[qi:110] An underfunded startup can still succeed, and having a superstar management team isn’t key to doing so, according to a study published today out of North Carolina State University. The school’s David M. Townsend collaborated with Lowell W. Busenitz of The University of Oklahoma on the research, which aimed to determine how not raising enough money affected startups. My flip response is that those companies fail, but the research proves that’s not always the case. Some startups can adapt.
The two used information from a local non-profit organization that helps early-stage companies find and raise capital. They ended up reviewing 79 companies that were funded during a 10-year period. The language of the paper is academic, but essentially this is what they found:
- Rockstar management teams with average technology, and average management teams with rockstar technology, are both more likely to fail because they ran out of money.
- However, average management teams with average technology are less likely to fail because they ran out of money, possibly because they are more aware of their shortcomings and adjust their capital spend accordingly.
- Rockstar management teams with rockstar technologies are also likely to get the capital they need to succeed.
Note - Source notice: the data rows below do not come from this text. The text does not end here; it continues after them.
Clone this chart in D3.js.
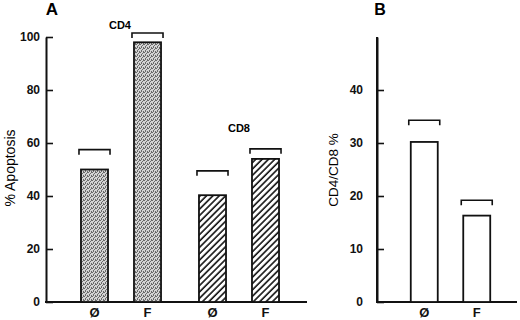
<!DOCTYPE html>
<html>
<head>
<meta charset="utf-8">
<script src="https://cdn.jsdelivr.net/npm/d3@7"></script>
<style>
  body { margin: 0; background: #fff; }
  svg { display: block; font-family: "Liberation Sans", Arial, sans-serif; }
</style>
</head>
<body>
<div id="chart"></div>
<script>
// 数据
const groupsA = ["CD4", "CD8"];
const treatments = ["Ø", "F"];
const cd4Values = [50, 98];
const cd4Err = [57.5, 101.5];
const cd8Values = [40.3, 54];
const cd8Err = [49.5, 57.8];
const ratioValues = [30.2, 16.3];
const ratioErr = [34.3, 19.2];
const ticksA = [0, 20, 40, 60, 80, 100];
const ticksB = [0, 10, 20, 30, 40];

const W = 520, H = 320;
const svg = d3.select("#chart").append("svg")
    .attr("width", W).attr("height", H);

// 填充图案
const defs = svg.append("defs");
const dots = defs.append("pattern")
    .attr("id", "stipple").attr("patternUnits", "userSpaceOnUse")
    .attr("width", 4).attr("height", 4);
dots.append("rect").attr("width", 4).attr("height", 4).attr("fill", "#d4d4d4");
[[0, 0], [2, 1], [1, 2], [3, 3], [3, 0], [1, 3]].forEach(p => {
    dots.append("rect").attr("x", p[0]).attr("y", p[1])
        .attr("width", 1).attr("height", 1).attr("fill", "#6a6a6a");
});
const hatch = defs.append("pattern")
    .attr("id", "hatch").attr("patternUnits", "userSpaceOnUse")
    .attr("width", 4.5).attr("height", 4.5)
    .attr("patternTransform", "rotate(45)");
hatch.append("rect").attr("width", 4.5).attr("height", 4.5).attr("fill", "#fff");
hatch.append("line").attr("x1", 1).attr("y1", 0).attr("x2", 1).attr("y2", 4.5)
    .attr("stroke", "#111").attr("stroke-width", 1.6);

// 比例尺
const yA = d3.scaleLinear().domain([0, 100]).range([302, 37]);
const yB = d3.scaleLinear().domain([0, 50]).range([302, 37]);
const outer = d3.scaleBand().domain(groupsA).range([62, 298]);
const inner = d3.scaleBand().domain(treatments).range([0, outer.bandwidth()])
    .paddingInner(0.49).paddingOuter(0.358);
const xB = d3.scaleBand().domain(treatments).range([384, 517])
    .paddingInner(0.486).paddingOuter(0.51);

function styleAxis(g) {
    g.select(".domain").attr("stroke-width", 2).attr("stroke", "#111");
    g.selectAll(".tick line").attr("stroke-width", 1.6).attr("stroke", "#111");
    g.selectAll(".tick text").attr("font-size", 12).attr("font-weight", "bold").attr("fill", "#111");
}

// y轴
svg.append("g").attr("transform", "translate(46,0)")
    .call(d3.axisLeft(yA).tickValues(ticksA).tickSize(-7).tickSizeOuter(0).tickPadding(6))
    .call(styleAxis);
svg.append("g").attr("transform", "translate(377,0)")
    .call(d3.axisLeft(yB).tickValues(ticksB).tickSize(-7).tickSizeOuter(0).tickPadding(14))
    .call(styleAxis);
svg.append("line").attr("x1", 377).attr("x2", 377).attr("y1", yB(50)).attr("y2", yB(0))
    .attr("stroke", "#111").attr("stroke-width", 2);

// x轴
svg.append("line").attr("x1", 45).attr("x2", 307).attr("y1", yA(0)).attr("y2", yA(0))
    .attr("stroke", "#111").attr("stroke-width", 2);
svg.append("line").attr("x1", 376).attr("x2", 517).attr("y1", yB(0)).attr("y2", yB(0))
    .attr("stroke", "#111").attr("stroke-width", 2);

function xLabels(scale, tx) {
    const g = svg.append("g").attr("transform", `translate(${tx},${yA(0)})`)
        .call(d3.axisBottom(scale).tickSize(0).tickPadding(6));
    g.select(".domain").remove();
    g.selectAll(".tick text").attr("font-size", 13).attr("font-weight", "bold").attr("fill", "#111");
}
groupsA.forEach(gname => xLabels(inner, outer(gname)));
xLabels(xB, 0);

// 柱子和误差括号
function drawBars(vals, errs, xf, bw, y, fill) {
    vals.forEach((v, i) => {
        const x0 = xf(treatments[i]);
        svg.append("rect")
            .attr("x", x0).attr("y", y(v))
            .attr("width", bw).attr("height", y(0) - y(v))
            .attr("fill", fill).attr("stroke", "#111").attr("stroke-width", 1.8);
        const ey = y(errs[i]);
        svg.append("path")
            .attr("d", `M${x0 - 2},${ey + 5}V${ey}H${x0 + bw + 2}V${ey + 5}`)
            .attr("fill", "none").attr("stroke", "#111").attr("stroke-width", 1.6);
    });
}
drawBars(cd4Values, cd4Err, t => outer("CD4") + inner(t), inner.bandwidth(), yA, "url(#stipple)");
drawBars(cd8Values, cd8Err, t => outer("CD8") + inner(t), inner.bandwidth(), yA, "url(#hatch)");
drawBars(ratioValues, ratioErr, t => xB(t), xB.bandwidth(), yB, "#fff");

// 标签
svg.append("text").attr("x", 120).attr("y", 29).attr("text-anchor", "middle")
    .attr("font-size", 11).attr("font-weight", "bold").text("CD4");
svg.append("text").attr("x", 239).attr("y", 132).attr("text-anchor", "middle")
    .attr("font-size", 11).attr("font-weight", "bold").text("CD8");
svg.append("text").attr("x", 52).attr("y", 15).attr("text-anchor", "middle")
    .attr("font-size", 17).attr("font-weight", "bold").text("A");
svg.append("text").attr("x", 380).attr("y", 15).attr("text-anchor", "middle")
    .attr("font-size", 16).attr("font-weight", "bold").text("B");
svg.append("text").attr("transform", "translate(15,168) rotate(-90)")
    .attr("text-anchor", "middle").attr("font-size", 14).text("% Apoptosis");
svg.append("text").attr("transform", "translate(338,170) rotate(-90)")
    .attr("text-anchor", "middle").attr("font-size", 13.5).text("CD4/CD8 %");
</script>
</body>
</html>
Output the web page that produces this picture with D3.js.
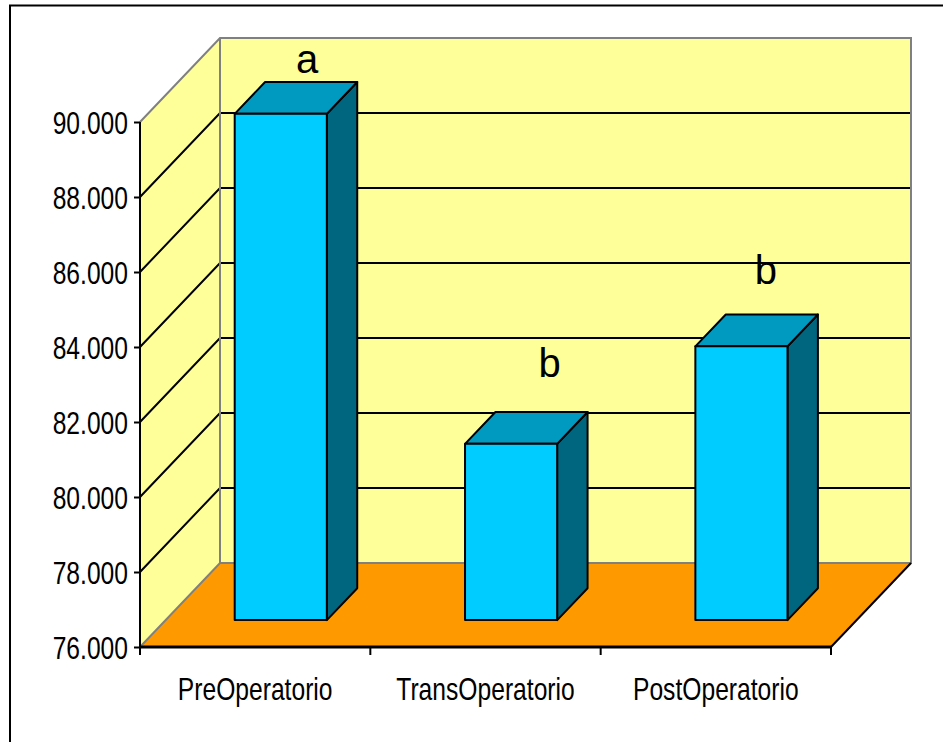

- The better the technology being pushed by the startup, the more likely it is that the startup will not get the money it needs to succeed unless it has a rockstar management team.
- It’s better to invest in technology and people that work well together than to dump what works in favor of something that looks more attractive. To that end, the study recommends that VCs shouldn’t bring in a new rockstar CEO to a startup unless he or she works well with the current management team.